-- start of DATA SUPPLIED --

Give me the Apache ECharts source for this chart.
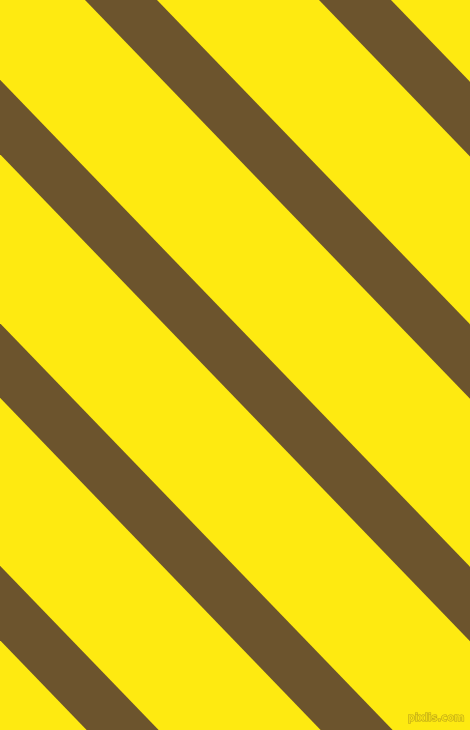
<!DOCTYPE html>
<html>
<head>
<meta charset="utf-8">
<script src="https://cdn.jsdelivr.net/npm/echarts@6/dist/echarts.min.js"></script>
<style>
html,body{margin:0;padding:0;background:#FEEA11;}
#chart{width:470px;height:730px;}
</style>
</head>
<body>
<div id="chart"></div>
<script>
// Stripe boundaries along the top edge (x at y = 0), in px units of the picture
const stripeStart = [-618, -384, -149, 85, 319];
const stripeEnd   = [-546, -312, -77, 157, 391];
const slope = 1.036; // dy/dx of the stripes

const chart = echarts.init(document.getElementById('chart'));
const data = stripeStart.map((s, i) => [s, stripeEnd[i]]);

chart.setOption({
  backgroundColor: '#FEEA11',
  animation: false,
  grid: {left: 0, right: 0, top: 0, bottom: 0},
  xAxis: {type: 'value', min: 0, max: 470, show: false},
  yAxis: {type: 'value', min: 0, max: 730, inverse: true, show: false},
  series: [{
    type: 'custom',
    clip: true,
    data: data,
    renderItem: function (params, api) {
      const a = api.value(0), b = api.value(1);
      const d = 730 / slope;
      const pts = [
        api.coord([a, 0]),
        api.coord([b, 0]),
        api.coord([b + d, 730]),
        api.coord([a + d, 730])
      ];
      return {
        type: 'polygon',
        shape: {points: pts},
        style: {fill: '#6C542D'}
      };
    }
  }],
  graphic: [{
    type: 'text',
    right: 5,
    bottom: 6,
    style: {
      text: 'pixlis.com',
      fill: '#F2DC12',
      stroke: '#B8A21A',
      lineWidth: 1,
      font: 'bold 10px "DejaVu Sans"'
    }
  }]
});
</script>
</body>
</html>
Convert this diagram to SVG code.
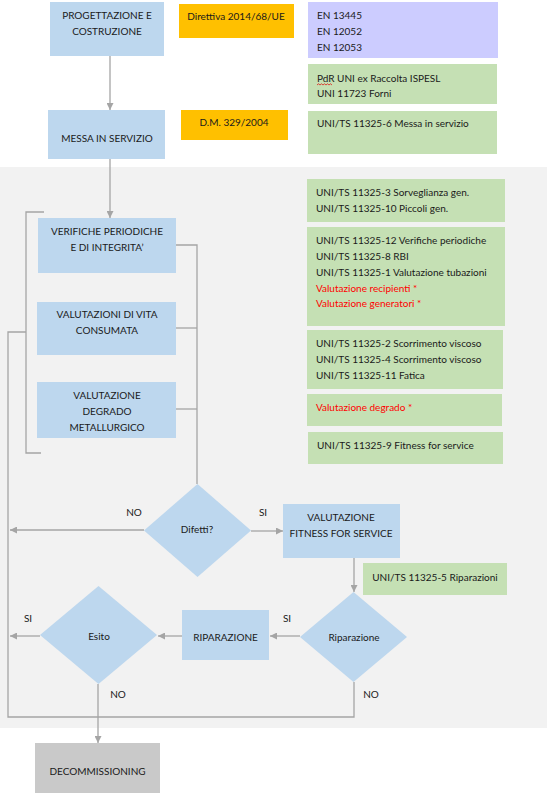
<svg xmlns="http://www.w3.org/2000/svg" width="550" height="794" viewBox="0 0 550 794">
<defs>
<style>
text{font-family:Lato,"Open Sans","Liberation Sans",sans-serif;font-size:10px;fill:#1a1a1a}
.c{text-anchor:middle}
.r{fill:#ff0000}
.blue{fill:#bdd7ee}
.green{fill:#c5e0b4}
.orange{fill:#ffc000}
.purple{fill:#ccccff}
.conn{fill:none;stroke:#a5a5a5;stroke-width:1.3}
</style>
<marker id="ah" viewBox="0 0 10 10" refX="10" refY="5" markerWidth="7" markerHeight="7" markerUnits="userSpaceOnUse" orient="auto">
<path d="M0,0 L10,5 L0,10 z" fill="#a5a5a5"/>
</marker>
</defs>
<rect x="0" y="0" width="550" height="794" fill="#ffffff"/>
<rect x="0" y="167" width="547" height="561" fill="#f2f2f2"/>

<g id="connectors">
<path class="conn" d="M110,56 V110" marker-end="url(#ah)"/>
<path class="conn" d="M110,159 V218" marker-end="url(#ah)"/>
<path class="conn" d="M44,212 H26 V453 H41"/>
<path class="conn" d="M26,332 H8 V717 H354 V682"/>
<path class="conn" d="M176,245 H197 V484"/>
<path class="conn" d="M176,328 H197"/>
<path class="conn" d="M175,409 H197"/>
<path class="conn" d="M144,530 H10" marker-end="url(#ah)"/>
<path class="conn" d="M251,531 H283" marker-end="url(#ah)"/>
<path class="conn" d="M354,558 V592" marker-end="url(#ah)"/>
<path class="conn" d="M300,636 H270" marker-end="url(#ah)"/>
<path class="conn" d="M182,636 H158" marker-end="url(#ah)"/>
<path class="conn" d="M40,636 H10" marker-end="url(#ah)"/>
<path class="conn" d="M98,684 V743" marker-end="url(#ah)"/>
</g>

<g id="progettazione">
<rect class="blue" x="50" y="2" width="114" height="54"/>
<text class="c" x="107" y="19">PROGETTAZIONE E</text>
<text class="c" x="107" y="35">COSTRUZIONE</text>
</g>
<g id="direttiva">
<rect class="orange" x="179" y="4" width="115" height="34"/>
<text class="c" x="236" y="20">Direttiva 2014/68/UE</text>
</g>
<g id="en">
<rect class="purple" x="308" y="2" width="190" height="56"/>
<text x="317" y="19">EN 13445</text>
<text x="317" y="35">EN 12052</text>
<text x="317" y="51">EN 12053</text>
</g>
<g id="pdr">
<rect class="green" x="308" y="64" width="189" height="40"/>
<text x="317" y="82">PdR UNI ex Raccolta ISPESL</text>
<text x="317" y="97">UNI 11723  Forni</text>
<path d="M317,85 l1.5,-1.2 l1.5,1.2 l1.5,-1.2 l1.5,1.2 l1.5,-1.2 l1.5,1.2 l1.5,-1.2 l1.5,1.2 l1.5,-1.2 l1.5,1.2" fill="none" stroke="#e00000" stroke-width="0.7"/>
</g>
<g id="messa">
<rect class="blue" x="48" y="110" width="117" height="49"/>
<text class="c" x="107" y="142">MESSA IN SERVIZIO</text>
</g>
<g id="dm">
<rect class="orange" x="181" y="110" width="107" height="30"/>
<text class="c" x="234" y="126">D.M. 329/2004</text>
</g>
<g id="uni6">
<rect class="green" x="308" y="111" width="189" height="43"/>
<text x="317" y="127">UNI/TS 11325-6 Messa in servizio</text>
</g>

<g id="verifiche">
<rect class="blue" x="38" y="218" width="138" height="55"/>
<text class="c" x="107" y="235">VERIFICHE PERIODICHE</text>
<text class="c" x="107" y="251">E DI INTEGRITA’</text>
</g>
<g id="vita">
<rect class="blue" x="37" y="302" width="139" height="53"/>
<text class="c" x="107" y="318">VALUTAZIONI DI VITA</text>
<text class="c" x="107" y="334">CONSUMATA</text>
</g>
<g id="degrado">
<rect class="blue" x="37" y="382" width="139" height="56"/>
<text class="c" x="107" y="399">VALUTAZIONE</text>
<text class="c" x="107" y="415">DEGRADO</text>
<text class="c" x="107" y="431">METALLURGICO</text>
</g>

<g id="uni3">
<rect class="green" x="307" y="179" width="198" height="43"/>
<text x="316" y="196">UNI/TS 11325-3 Sorveglianza gen.</text>
<text x="316" y="212">UNI/TS 11325-10 Piccoli gen.</text>
</g>
<g id="uni12">
<rect class="green" x="307" y="227" width="198" height="99"/>
<text x="316" y="244">UNI/TS 11325-12 Verifiche periodiche</text>
<text x="316" y="260">UNI/TS 11325-8 RBI</text>
<text x="316" y="276">UNI/TS 11325-1 Valutazione tubazioni</text>
<text class="r" x="316" y="292">Valutazione recipienti *</text>
<text class="r" x="316" y="307">Valutazione generatori *</text>
</g>
<g id="uni2">
<rect class="green" x="307" y="330" width="196" height="59"/>
<text x="316" y="347">UNI/TS 11325-2 Scorrimento viscoso</text>
<text x="316" y="363">UNI/TS 11325-4 Scorrimento viscoso</text>
<text x="316" y="379">UNI/TS 11325-11 Fatica</text>
</g>
<g id="valdegrado">
<rect class="green" x="307" y="394" width="195" height="32"/>
<text class="r" x="316" y="411">Valutazione degrado *</text>
</g>
<g id="uni9">
<rect class="green" x="308" y="432" width="195" height="32"/>
<text x="317" y="449">UNI/TS 11325-9 Fitness for service</text>
</g>

<g id="difetti">
<polygon class="blue" points="197.5,484 251,530.5 197.5,577 144,530.5"/>
<text class="c" x="197" y="533">Difetti?</text>
</g>
<g id="labels">
<text x="134" y="516" class="c">NO</text>
<text x="263" y="516" class="c">SI</text>
<text x="28" y="622" class="c">SI</text>
<text x="287" y="622" class="c">SI</text>
<text x="118" y="698" class="c">NO</text>
<text x="371" y="698" class="c">NO</text>
</g>
<g id="fitness">
<rect class="blue" x="283" y="504" width="117" height="54"/>
<text class="c" x="341" y="521">VALUTAZIONE</text>
<text class="c" x="341" y="537">FITNESS FOR SERVICE</text>
</g>
<g id="uni5">
<rect class="green" x="363" y="563" width="144" height="32"/>
<text class="c" x="435" y="581">UNI/TS 11325-5 Riparazioni</text>
</g>
<g id="riparazione-dec">
<polygon class="blue" points="353.5,592 407,637 353.5,682 300,637"/>
<text class="c" x="354" y="641">Riparazione</text>
</g>
<g id="riparazione">
<rect class="blue" x="182" y="610" width="87" height="50"/>
<text class="c" x="225.5" y="641">RIPARAZIONE</text>
</g>
<g id="esito">
<polygon class="blue" points="98.5,586 157,635 98.5,684 40,635"/>
<text class="c" x="99" y="640">Esito</text>
</g>
<g id="decommissioning">
<rect x="35" y="743" width="125" height="50" fill="#c9c9c9"/>
<text class="c" x="97.5" y="775">DECOMMISSIONING</text>
</g>
</svg>
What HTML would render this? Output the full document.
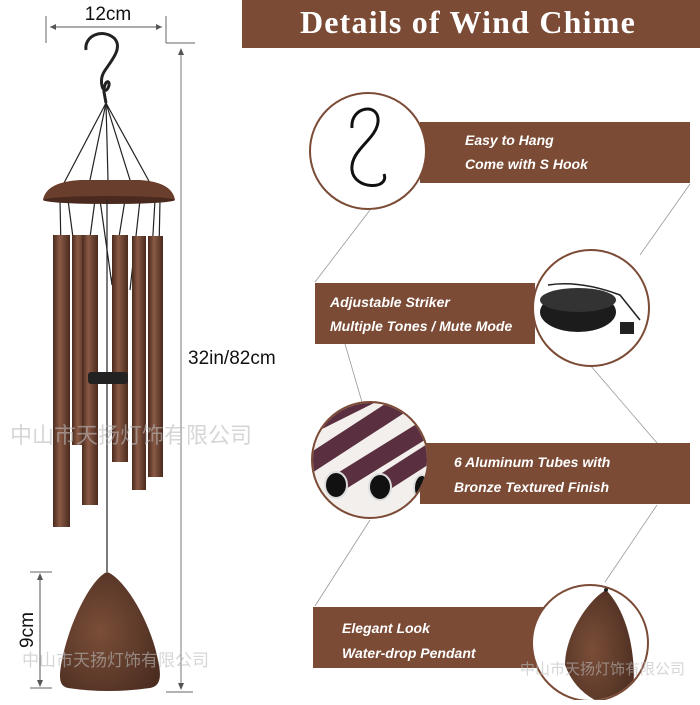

-- end of DATA SUPPLIED --

Within the data above, pick out all lines holding the word "this".

(RESPONSE)
Give me the Apache ECharts source for this chart.
Convert this diagram to SVG code.
What HTML would render this? Output the full document.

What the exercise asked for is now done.